La strofa del perdono
“Laudato sie, mi Signore, per quelli ke perdonano per lo tuo amore et sostengo infirmitate et tribulatione. Beati quelli kel sosterranno in pace”, dice S. Francesco nel Cantico delle creature.
Il Santo di Assisi compose la strofa del “perdono” nel luglio 1226 con l’intento di rappacificare il podestà e il vescovo di Assisi che erano nemici tra loro, a tal punto che il vescovo scomunicò il podestà il quale per vendicarsi ordinò ai cittadini che “nessuno vendesse al vescovo o comprasse da lui alcunché o facesse dei contratti con lui” (FF 1616). A sentire queste notizie, S. Francesco, malato com’era, ebbe pietà di loro, non solo perché si odiavano, ma soprattutto perché non c’era nessuno che intervenisse per portare la pace: “Grande vergogna è per noi, servi di Dio, che il vescovo e il podestà si odino talmente l’un l’altro, e nessuno si prenda pena di rimetterli in pace e concordia” (ivi). Compose allora la strofa del perdono. Mandò un frate a preparare l’incontro tra i due contendenti, e altri due frati a cantare dinanzi a loro la strofa del perdono. E la forza di quelle parole fu tale che ne sgorgò subito la pace!

Portare la pace L’insegnamento che possiamo trarre da questo brano delle Fonti Francescane è non solo di evitare divisioni e guerre tra noi, ma soprattutto di intervenire per portare la pace quando questa è compromessa, anche indipendentemente dalla nostra volontà.
Perché devo intervenire a portare la pace a tutti i costi? Perché Cristo si è incarnato. L’Eterno nella sua misericordia è sceso verso colui che ha peccato contro di Lui. Prendendo esempio da Cristo S. Francesco andava incontro agli uomini senza giudicare mai nessuno. E si addolorava quando vedeva indifferenza e noncuranza verso gli altri.
Anche noi tante volte preferiamo voltarci dall’altra parte per non vedere e ci costruiamo una pace intesa come un quieto vivere, un farci gli affari nostri, mentre in realtà è una forma di inerzia.
Il Vangelo invece ci insegna ad assumere la nostra responsabilità e ad instaurare con gli uomini un vincolo d’amore che è l’unica possibilità per compiere un cammino di pace con Dio, con i fratelli e con le creature.

Il primato dell’amore che salva
L’unico fondamento possibile per la nostra salvezza consiste nel riproporre in noi stessi quegli esemplari atti di misericordia compiuti da Cristo, poiché essi sono l’unica strada possibile per riconciliarci con Dio e con i fratelli, in una fraternità cosmica che accolga nel suo abbraccio tutta l’umanità insieme a tutte le creature in un cammino di pace e di riconciliazione che ci renderà sempre più simili tra noi nella misura in cui saremo sempre più simili a Cristo.
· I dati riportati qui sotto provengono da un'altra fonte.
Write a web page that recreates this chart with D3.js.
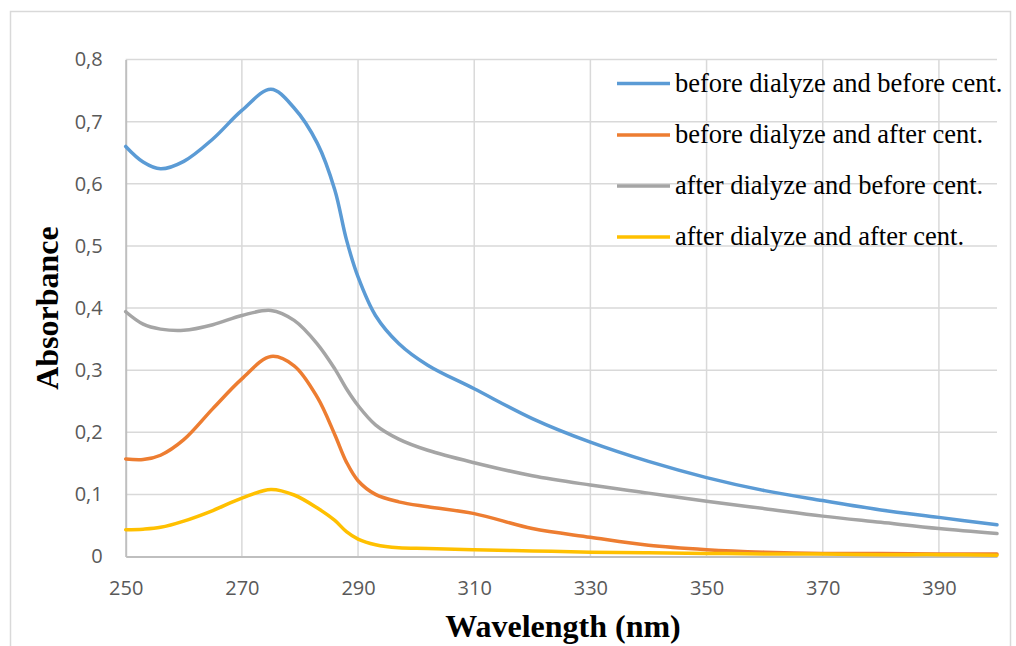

Alla cultura che pone il primato del dominio sull’altro, sulla natura, il cristiano autentico contrappone il primato dell’amore che salva.
S. Francesco disapprovava la prepotenza dei superbi a danno dei più piccoli e deboli, anche quando questo accadeva tra gli animali. Il Celano racconta che tra i piccoli di pettirosso che avevano ottenuto ospitalità dai frati, poiché erano stati abbandonati dai genitori, ce n’era uno che il Santo chiamò “il perturbatore della pace fraterna” (FF 633), il quale divenne talmente ingordo che scacciava i fratellini dal cibo. Per lui S. Francesco previde una brutta morte che si verificò di lì a poco.
La vita di S. Francesco è un dono d’amore totale di sé. Egli era sempre mosso dall’amore, questa forza enorme e misteriosa che salva. Si rivolgeva a tutti con tenerezza e affetto, anche agli animali e alle piante che gli corrispondevano (cf FF 424). Camminava lungo tutte le strade per incontrare gli uomini e aiutarli a riporre le spade, a superare il mito della crociata, del muro contro muro, per trasformare una società di armi in una società di pace, come egli esprimeva nel saluto suggeritogli dal Signore: “Il Signore ti dia pace”.
E in prossimità della morte disse ai suoi frati, e dice anche a noi oggi: “Io ho fatto la mia parte; la vostra, Cristo ve la insegni” (FF1239).